What does "reproducibility" mean to you?
In the context of this case study, the work will be computationally reproducible when the software tools our team builds can also be used by the science domain experts, e.g. pathologists, who should be able to transform raw data files into quantifiable patterns, obtaining consistent results with previous/tested analyses. Because algorithmic parameters often change from a dataset to another, it can be challenging to get results with the same accuracy, given different datasets.
Why do you think that reproducibility in your domain is important?
Reproducibility is essential in quantitative microscopic because it can guarantee accurate measurements and improved quality control.
How or where did you learn about reproducibility?
Flow charts and code documentation improved grades during college, and their absence meant dire punishment: reproducibility once was a time-consuming protocol to get good grades and spend extra ribbon cartridge with my dot matrix printer. The tech-industry introduced me to version control, and TortoiseSVN and I started working together with several colleagues. Other softwares came along the way, such as git and Atlassianalgorithm to enhance usability and extension of the codes. After entering BIDS, reproducibility turned into a fun activity, a conversation starter and a never-ending code improvement process. Lots of concepts came together more systematically, particularly after attending Software Carpentry classes and becoming a instructor myself.

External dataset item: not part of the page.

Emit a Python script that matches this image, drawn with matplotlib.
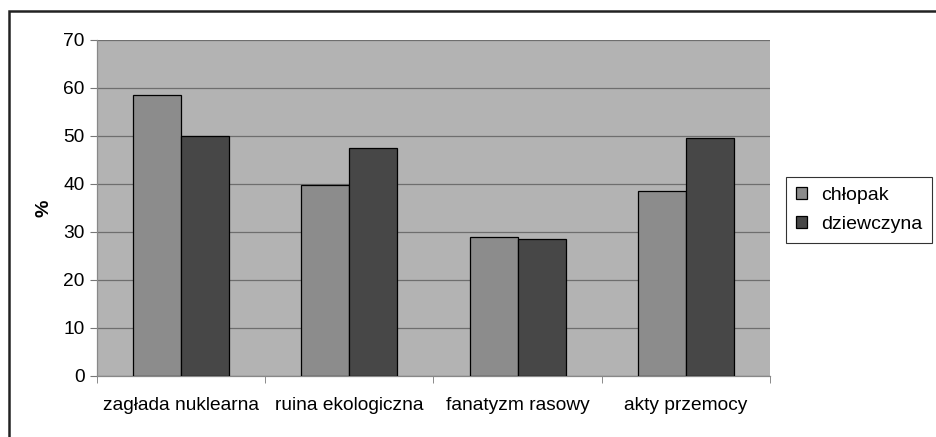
import matplotlib
matplotlib.use("Agg")
import matplotlib.pyplot as plt
import numpy as np
from matplotlib.patches import Rectangle

plt.rcParams['font.family'] = ['Liberation Sans', 'DejaVu Sans']

categories = ["zagłada nuklearna", "ruina ekologiczna", "fanatyzm rasowy", "akty przemocy"]
series_names = ["chłopak", "dziewczyna"]
chlopak = [58.5, 39.8, 29.0, 38.6]
dziewczyna = [50.0, 47.6, 28.6, 49.5]
yticks = [0, 10, 20, 30, 40, 50, 60, 70]

colors = ["#8c8c8c", "#474747"]

fig = plt.figure(figsize=(9.37, 4.37), dpi=100)
ax = fig.add_axes([97/937, 1-376/437, (770-97)/937, (376-40)/437])
ax.set_facecolor("#b3b3b3")

x = np.arange(len(categories))
w = 0.286
ax.bar(x - w/2, chlopak, w, color=colors[0], edgecolor="black", linewidth=0.9, label=series_names[0], zorder=3)
ax.bar(x + w/2, dziewczyna, w, color=colors[1], edgecolor="black", linewidth=0.9, label=series_names[1], zorder=3)

ax.set_xlim(-0.5, len(categories) - 0.5)
ax.set_ylim(0, 70)
ax.set_yticks(yticks)
ax.yaxis.grid(True, color="#6e6e6e", linewidth=0.9, zorder=1)
ax.set_axisbelow(True)

ax.set_xticks(x)
ax.set_xticklabels(categories, fontsize=13.8)
ax.tick_params(axis='x', which='major', length=0, pad=15)
ax.set_xticks(np.arange(-0.5, len(categories), 1.0), minor=True)
ax.tick_params(axis='x', which='minor', length=5, color="#777777", direction='out')
ax.tick_params(axis='y', labelsize=13.8, length=5, color="#777777", pad=4)

for s in ["top", "right"]:
    ax.spines[s].set_visible(False)
for s in ["left", "bottom"]:
    ax.spines[s].set_color("#888888")
    ax.spines[s].set_linewidth(0.9)

ax.set_ylabel("%", fontsize=14, fontweight="bold", labelpad=8)

leg = ax.legend(loc="center left", bbox_to_anchor=(786/937, 1-210/437), bbox_transform=fig.transFigure,
                frameon=True, fancybox=False, fontsize=14, handlelength=0.6, handleheight=0.6,
                handletextpad=0.7, borderpad=0.5, labelspacing=0.6, borderaxespad=0)
leg.get_frame().set_edgecolor("black")
leg.get_frame().set_linewidth(0.8)

# outer frame
fig.patches.append(Rectangle((9/937, -0.1), 1.2, 1 - 11/437 + 0.1, transform=fig.transFigure,
                             fill=False, edgecolor="#222222", linewidth=1.8))

fig.savefig("out.png", dpi=100)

What do you see as the major challenges to doing reproducible research in your domain, and do you have any suggestions?
The major pitfalls of doing reproducible research in image analysis have been (a) the lack of domain-specific image examples that illustrate applicability of the algorithms, (b) dependency of packages that are not freely available, and (c) absence of documentation that enables understanding how/why the data transformations occurred.
What do you view as the major incentives for doing reproducible research?
The major incentives for doing reproducible research are the ability to replicate the experiments later, to fix and/or reuse code for different applications, to easily work in larger teams, and the potential for a broader impact, even with the help of collaborators you have never heard of.
Are there any best practices that you'd recommend for researchers in your field?
While there are no general rules, some tools can only help a person to reproduce work. In my opinion, they are: (a) use of version control, (b) practice of software quality assurance, (c) organization of data samples and code systematically, for example using Cookiecutter.